• 6102 sayılı Türk Ticaret Kanununda Yer Alan Madde Gerekçesi

    Bu madde ile sigortacıya belli bir süre içinde poliçe ve eklerini sigorta ettirene verme yükümlülüğünü ve geç verilmesinden doğan zarardan sigortacının sorumlu olduğu hüküm altına alınmış ve esasta 6762 sayılı Kanunun 1265 ve 1267 nci maddeleri korunmuştur. Mevcut durumdan farklı olarak poliçe verilmesi için öngörülen sürede sigorta ettirenin sözleşmeyi ne şekilde yaptığı değil, sigortacının ne şekilde yaptığı esas alınmıştır. Zira, sigorta sözleşmesi sigortacının kendisi veya sözleşme yapmaya yetkili acentesi tarafından düzenlenmişse, sigorta poliçesinin verilmesi bakımından sigorta ettirenin sözleşmeyi bizzat kendisinin veya temsilcisinin ya da vekili tarafından yapılmasının bir önemi yoktur. Poliçeyi düzenleyecek olan sigortacı veya onun yetkili acentesidir. Bu noktada, 6762 sayılı Kanunda öngörülen yirmidört saatlik süre sigorta sözleşmesinin sigortacı veya acentesi tarafından yapılması haline bağlanmıştır. Diğer taraftan, konuya ilişkin olarak 6762 sayılı Kanunun 1267 nci maddesinde bahsedilen “tellal” yerine “sözleşmenin diğer hallerle yapılması” ifadesi tercih edilmiştir. Zira, sözleşme sigorta brokeri veya aracı acente vasıtasıyla da yapılmış olabilir.

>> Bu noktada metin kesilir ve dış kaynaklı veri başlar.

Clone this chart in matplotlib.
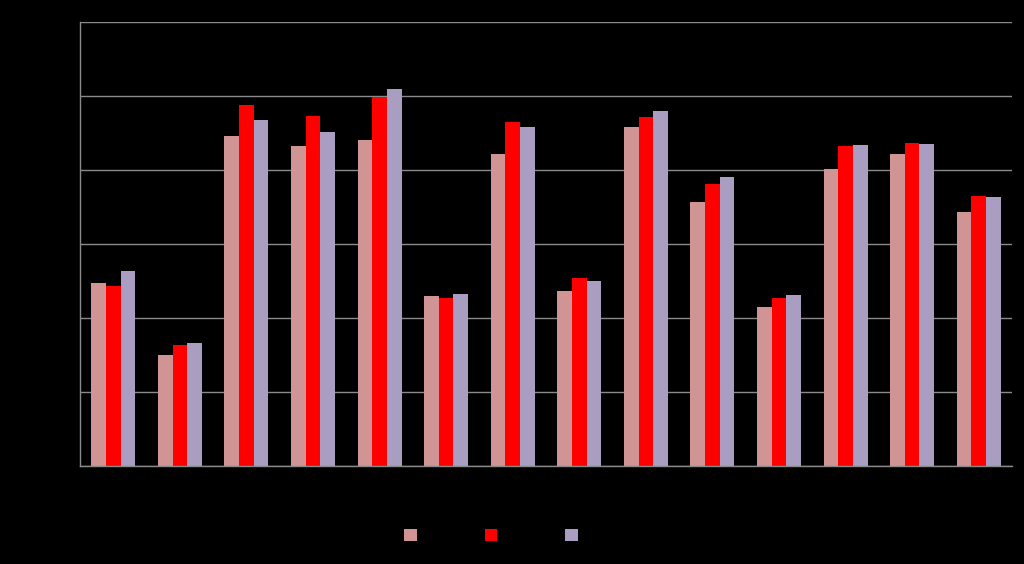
import matplotlib
matplotlib.use("Agg")
import matplotlib.pyplot as plt
import numpy as np

categories = ["Cat 1", "Cat 2", "Cat 3", "Cat 4", "Cat 5", "Cat 6", "Cat 7",
              "Cat 8", "Cat 9", "Cat 10", "Cat 11", "Cat 12", "Cat 13", "Cat 14"]
series_names = ["Series 1", "Series 2", "Series 3"]
series1 = [2.47, 1.50, 4.46, 4.33, 4.41, 2.30, 4.22, 2.36, 4.58, 3.57, 2.15, 4.01, 4.22, 3.43]
series2 = [2.43, 1.64, 4.88, 4.73, 4.99, 2.27, 4.65, 2.54, 4.71, 3.81, 2.27, 4.33, 4.36, 3.65]
series3 = [2.63, 1.66, 4.68, 4.52, 5.09, 2.33, 4.58, 2.50, 4.80, 3.90, 2.31, 4.34, 4.35, 3.63]
y_ticks = [0, 1, 2, 3, 4, 5, 6]

colors = ["#D09494", "#FF0000", "#A99DC2"]
grid_color = "#8A8A8A"

fig = plt.figure(figsize=(10.24, 5.64), dpi=100, facecolor="black")
ax = fig.add_axes([80/1024, 1 - 466/564, (1012-80)/1024, (466-22)/564])
ax.set_facecolor("black")

x = np.arange(len(categories))
w = 0.22
for i, (vals, c, name) in enumerate(zip([series1, series2, series3], colors, series_names)):
    ax.bar(x + (i - 1) * w, vals, width=w, color=c, label=name, zorder=3)

ax.set_xlim(-0.5, len(categories) - 0.5)
ax.set_ylim(0, 6)
ax.set_yticks(y_ticks)
ax.set_yticklabels([str(t) for t in y_ticks], color="black", fontsize=10)
ax.set_xticks(x)
ax.set_xticklabels(categories, color="black", fontsize=9)
ax.tick_params(axis="both", length=0)
ax.yaxis.grid(True, color=grid_color, linewidth=1, zorder=0)
ax.set_axisbelow(True)
for s in ["top", "right"]:
    ax.spines[s].set_visible(False)
for s in ["left", "bottom"]:
    ax.spines[s].set_color(grid_color)
    ax.spines[s].set_linewidth(1)
ax.spines["bottom"].set_zorder(4)

leg = fig.legend(loc="center", bbox_to_anchor=(0.510, 1 - 536/564), ncol=3,
                 frameon=False, handlelength=0.9, handleheight=0.9,
                 handletextpad=0.5, columnspacing=0.4, fontsize=10)
for t in leg.get_texts():
    t.set_color("black")

fig.savefig("out.png", dpi=100, facecolor="black")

    Tasarıda muvakkat ilmühaber tanziminin yükümlülük olarak kanunda düzenlenmesine gerek duyulmamıştır. Şöyle ki, söz konusu hükümler çerçevesinde muvakkat ilmühaber hukuki açıdan sigorta poliçesinden farklı değildir. Dolayısıyla, sigortacının kesin kabule kadarki dönem için sigortalanacak  menfaati  teminat altına almak için ilmuhaber yerine sigorta poliçesi de düzenleyebilir.

    Sigorta sözleşmesinin geçerliliği şekle tabi olmadığından, diğer bir ifade ile  poliçeden bağımsız meydana geldiğinden sigorta sözleşmesi için poliçe düzenlenmediği durumlarda sözleşmenin kurulduğunun ispatı genel hükümlere göre olacaktır.